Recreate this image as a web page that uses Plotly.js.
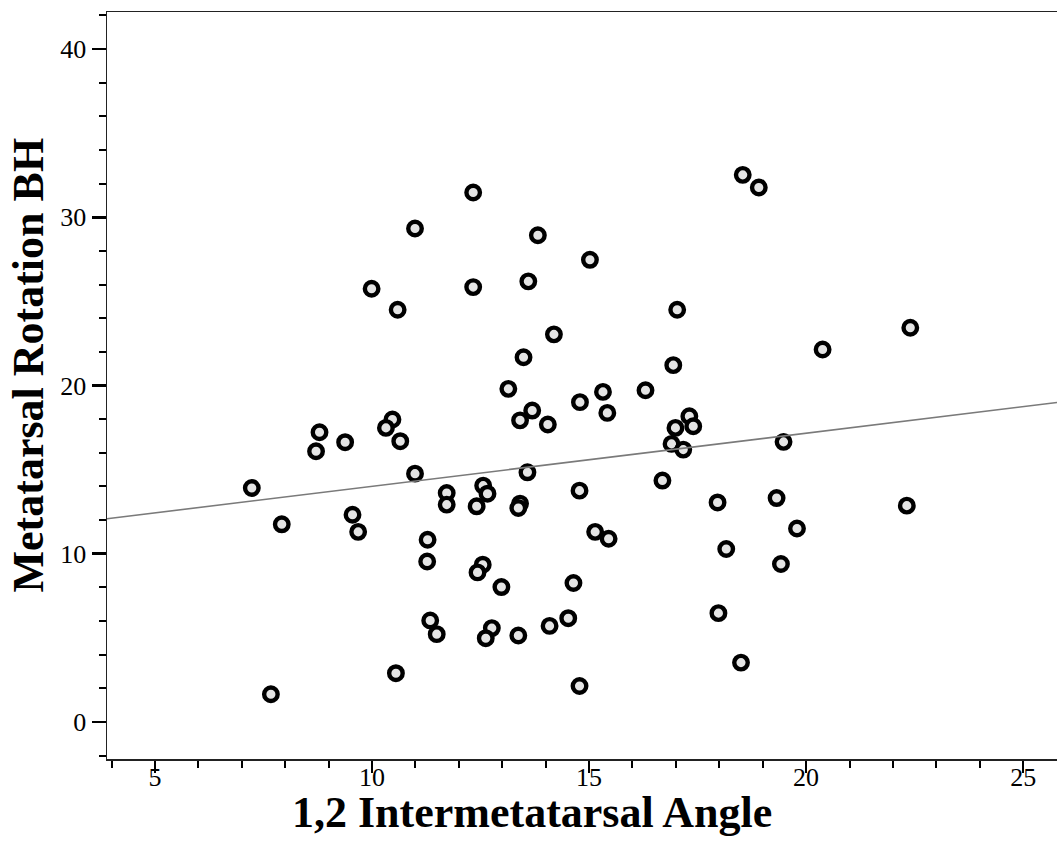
<!DOCTYPE html>
<html>
<head>
<meta charset="utf-8">
<script src="https://cdn.plot.ly/plotly-3.0.1.min.js"></script>
<style>
html,body{margin:0;padding:0;background:#fff;}
#chart{width:1057px;height:854px;}
</style>
</head>
<body>
<div id="chart"></div>
<script>
// 1,2 Intermetatarsal Angle (x) vs Metatarsal Rotation BH (y)
const imaAngle = [
  12.33, 10.99, 13.82, 15.02, 9.99, 12.33, 13.60, 10.59, 14.19, 18.54,
  18.91, 17.03, 22.40, 13.49, 13.14, 14.79, 13.69, 13.41, 14.05, 8.79,
  10.47, 10.32, 9.38, 8.71, 10.65, 13.58, 10.99, 7.23, 11.72, 11.72,
  12.56, 12.66, 12.41, 13.41, 13.37, 14.78, 7.92, 9.55, 9.68, 15.14,
  15.45, 20.38, 16.94, 15.32, 16.30, 15.42, 17.31, 17.40, 16.99, 16.90,
  17.17, 19.48, 16.69, 17.96, 19.32, 22.32, 19.79, 11.28, 11.27, 12.55,
  12.43, 12.98, 14.64, 11.34, 11.49, 12.76, 12.62, 13.37, 14.09, 14.52,
  10.55, 7.67, 14.78, 18.16, 19.42, 17.98, 18.50
];
const rotationBH = [
  31.47, 29.33, 28.93, 27.47, 25.75, 25.85, 26.19, 24.50, 23.04, 32.52,
  31.77, 24.50, 23.43, 21.68, 19.80, 19.01, 18.51, 17.93, 17.68, 17.22,
  17.98, 17.48, 16.63, 16.09, 16.69, 14.84, 14.76, 13.91, 13.61, 12.92,
  14.05, 13.57, 12.82, 12.98, 12.72, 13.75, 11.75, 12.32, 11.30, 11.30,
  10.89, 22.14, 21.21, 19.62, 19.72, 18.37, 18.17, 17.58, 17.48, 16.53,
  16.19, 16.65, 14.35, 13.05, 13.31, 12.86, 11.50, 10.83, 9.54, 9.35,
  8.89, 8.02, 8.26, 6.03, 5.22, 5.58, 4.98, 5.14, 5.71, 6.17,
  2.90, 1.65, 2.14, 10.28, 9.39, 6.47, 3.53
];
// fitted regression line (end points)
const fitX = [3.894, 25.78];
const fitY = [12.08, 18.99];

const xTickVals = [5, 10, 15, 20, 25];
const yTickVals = [0, 10, 20, 30, 40];

const serif = "Liberation Serif";

const traces = [
  {
    x: fitX, y: fitY, type: 'scatter', mode: 'lines', xaxis: 'x2', yaxis: 'y',
    line: {color: '#7a7a7a', width: 1.6},
    hoverinfo: 'skip', showlegend: false
  },
  {
    x: imaAngle, y: rotationBH, type: 'scatter', mode: 'markers',
    marker: {symbol: 'circle', size: 13.5, color: '#e4e4e4',
             line: {color: '#000', width: 4.4}},
    showlegend: false
  }
];

const layout = {
  width: 1057, height: 854,
  margin: {l: 107, r: 0, t: 12, b: 95},
  paper_bgcolor: '#fff', plot_bgcolor: '#fff',
  font: {family: serif, color: '#000', size: 26},
  showlegend: false,
  xaxis: {
    range: [3.894, 25.78], showgrid: false, zeroline: false,
    showline: true, linecolor: '#222', linewidth: 1.5, mirror: true,
    tickmode: 'array', tickvals: xTickVals, showticklabels: false,
    ticks: 'outside', ticklen: 12, tickwidth: 2.5, tickcolor: '#000',
    minor: {dtick: 1, tick0: 0, ticks: 'outside', ticklen: 7, tickwidth: 2, tickcolor: '#000', showgrid: false}
  },
  // label-only companion axis sharing the x scale (carries the fit line)
  xaxis2: {
    overlaying: 'x', matches: 'x', anchor: 'y', side: 'bottom',
    range: [3.894, 25.78], showgrid: false, zeroline: false, showline: false,
    tickmode: 'array', tickvals: xTickVals, ticks: '',
    ticklabelstandoff: 0,
    tickfont: {family: serif, size: 26, color: '#000'}
  },
  yaxis: {
    range: [-2.2, 42.2], showgrid: false, zeroline: false,
    showline: true, linecolor: '#222', linewidth: 1.5,
    tickmode: 'array', tickvals: yTickVals,
    ticks: 'outside', ticklen: 14, tickwidth: 2.5, tickcolor: '#000',
    minor: {dtick: 2, tick0: 0, ticks: 'outside', ticklen: 7, tickwidth: 2, tickcolor: '#000', showgrid: false},
    tickfont: {family: serif, size: 26, color: '#000'}
  },
  annotations: [
    {
      text: '1,2 Intermetatarsal Angle', xref: 'paper', yref: 'paper',
      x: 0.447, y: -0.072, xanchor: 'center', yanchor: 'middle',
      showarrow: false, font: {family: serif, size: 44, color: '#000', weight: 'bold'}
    },
    {
      text: 'Metatarsal Rotation BH', xref: 'paper', yref: 'paper',
      x: -0.083, y: 0.527, xanchor: 'center', yanchor: 'middle', textangle: -90,
      showarrow: false, font: {family: serif, size: 44, color: '#000', weight: 'bold'}
    }
  ]
};

Plotly.newPlot('chart', traces, layout, {displayModeBar: false, staticPlot: true});
</script>
</body>
</html>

Description of the task » Images should not appear in the copy; retype the listing above exactly.

Reply to the task »
Recreate this image as a web page that uses Plotly.js.
<!DOCTYPE html>
<html>
<head>
<meta charset="utf-8">
<script src="https://cdn.plot.ly/plotly-3.0.1.min.js"></script>
<style>
html,body{margin:0;padding:0;background:#fff;}
#chart{width:1057px;height:854px;}
</style>
</head>
<body>
<div id="chart"></div>
<script>
// 1,2 Intermetatarsal Angle (x) vs Metatarsal Rotation BH (y)
const imaAngle = [
  12.33, 10.99, 13.82, 15.02, 9.99, 12.33, 13.60, 10.59, 14.19, 18.54,
  18.91, 17.03, 22.40, 13.49, 13.14, 14.79, 13.69, 13.41, 14.05, 8.79,
  10.47, 10.32, 9.38, 8.71, 10.65, 13.58, 10.99, 7.23, 11.72, 11.72,
  12.56, 12.66, 12.41, 13.41, 13.37, 14.78, 7.92, 9.55, 9.68, 15.14,
  15.45, 20.38, 16.94, 15.32, 16.30, 15.42, 17.31, 17.40, 16.99, 16.90,
  17.17, 19.48, 16.69, 17.96, 19.32, 22.32, 19.79, 11.28, 11.27, 12.55,
  12.43, 12.98, 14.64, 11.34, 11.49, 12.76, 12.62, 13.37, 14.09, 14.52,
  10.55, 7.67, 14.78, 18.16, 19.42, 17.98, 18.50
];
const rotationBH = [
  31.47, 29.33, 28.93, 27.47, 25.75, 25.85, 26.19, 24.50, 23.04, 32.52,
  31.77, 24.50, 23.43, 21.68, 19.80, 19.01, 18.51, 17.93, 17.68, 17.22,
  17.98, 17.48, 16.63, 16.09, 16.69, 14.84, 14.76, 13.91, 13.61, 12.92,
  14.05, 13.57, 12.82, 12.98, 12.72, 13.75, 11.75, 12.32, 11.30, 11.30,
  10.89, 22.14, 21.21, 19.62, 19.72, 18.37, 18.17, 17.58, 17.48, 16.53,
  16.19, 16.65, 14.35, 13.05, 13.31, 12.86, 11.50, 10.83, 9.54, 9.35,
  8.89, 8.02, 8.26, 6.03, 5.22, 5.58, 4.98, 5.14, 5.71, 6.17,
  2.90, 1.65, 2.14, 10.28, 9.39, 6.47, 3.53
];
// fitted regression line (end points)
const fitX = [3.894, 25.78];
const fitY = [12.08, 18.99];

const xTickVals = [5, 10, 15, 20, 25];
const yTickVals = [0, 10, 20, 30, 40];

const serif = "Liberation Serif";

const traces = [
  {
    x: fitX, y: fitY, type: 'scatter', mode: 'lines', xaxis: 'x2', yaxis: 'y',
    line: {color: '#7a7a7a', width: 1.6},
    hoverinfo: 'skip', showlegend: false
  },
  {
    x: imaAngle, y: rotationBH, type: 'scatter', mode: 'markers',
    marker: {symbol: 'circle', size: 13.5, color: '#e4e4e4',
             line: {color: '#000', width: 4.4}},
    showlegend: false
  }
];

const layout = {
  width: 1057, height: 854,
  margin: {l: 107, r: 0, t: 12, b: 95},
  paper_bgcolor: '#fff', plot_bgcolor: '#fff',
  font: {family: serif, color: '#000', size: 26},
  showlegend: false,
  xaxis: {
    range: [3.894, 25.78], showgrid: false, zeroline: false,
    showline: true, linecolor: '#222', linewidth: 1.5, mirror: true,
    tickmode: 'array', tickvals: xTickVals, showticklabels: false,
    ticks: 'outside', ticklen: 12, tickwidth: 2.5, tickcolor: '#000',
    minor: {dtick: 1, tick0: 0, ticks: 'outside', ticklen: 7, tickwidth: 2, tickcolor: '#000', showgrid: false}
  },
  // label-only companion axis sharing the x scale (carries the fit line)
  xaxis2: {
    overlaying: 'x', matches: 'x', anchor: 'y', side: 'bottom',
    range: [3.894, 25.78], showgrid: false, zeroline: false, showline: false,
    tickmode: 'array', tickvals: xTickVals, ticks: '',
    ticklabelstandoff: 0,
    tickfont: {family: serif, size: 26, color: '#000'}
  },
  yaxis: {
    range: [-2.2, 42.2], showgrid: false, zeroline: false,
    showline: true, linecolor: '#222', linewidth: 1.5,
    tickmode: 'array', tickvals: yTickVals,
    ticks: 'outside', ticklen: 14, tickwidth: 2.5, tickcolor: '#000',
    minor: {dtick: 2, tick0: 0, ticks: 'outside', ticklen: 7, tickwidth: 2, tickcolor: '#000', showgrid: false},
    tickfont: {family: serif, size: 26, color: '#000'}
  },
  annotations: [
    {
      text: '1,2 Intermetatarsal Angle', xref: 'paper', yref: 'paper',
      x: 0.447, y: -0.072, xanchor: 'center', yanchor: 'middle',
      showarrow: false, font: {family: serif, size: 44, color: '#000', weight: 'bold'}
    },
    {
      text: 'Metatarsal Rotation BH', xref: 'paper', yref: 'paper',
      x: -0.083, y: 0.527, xanchor: 'center', yanchor: 'middle', textangle: -90,
      showarrow: false, font: {family: serif, size: 44, color: '#000', weight: 'bold'}
    }
  ]
};

Plotly.newPlot('chart', traces, layout, {displayModeBar: false, staticPlot: true});
</script>
</body>
</html>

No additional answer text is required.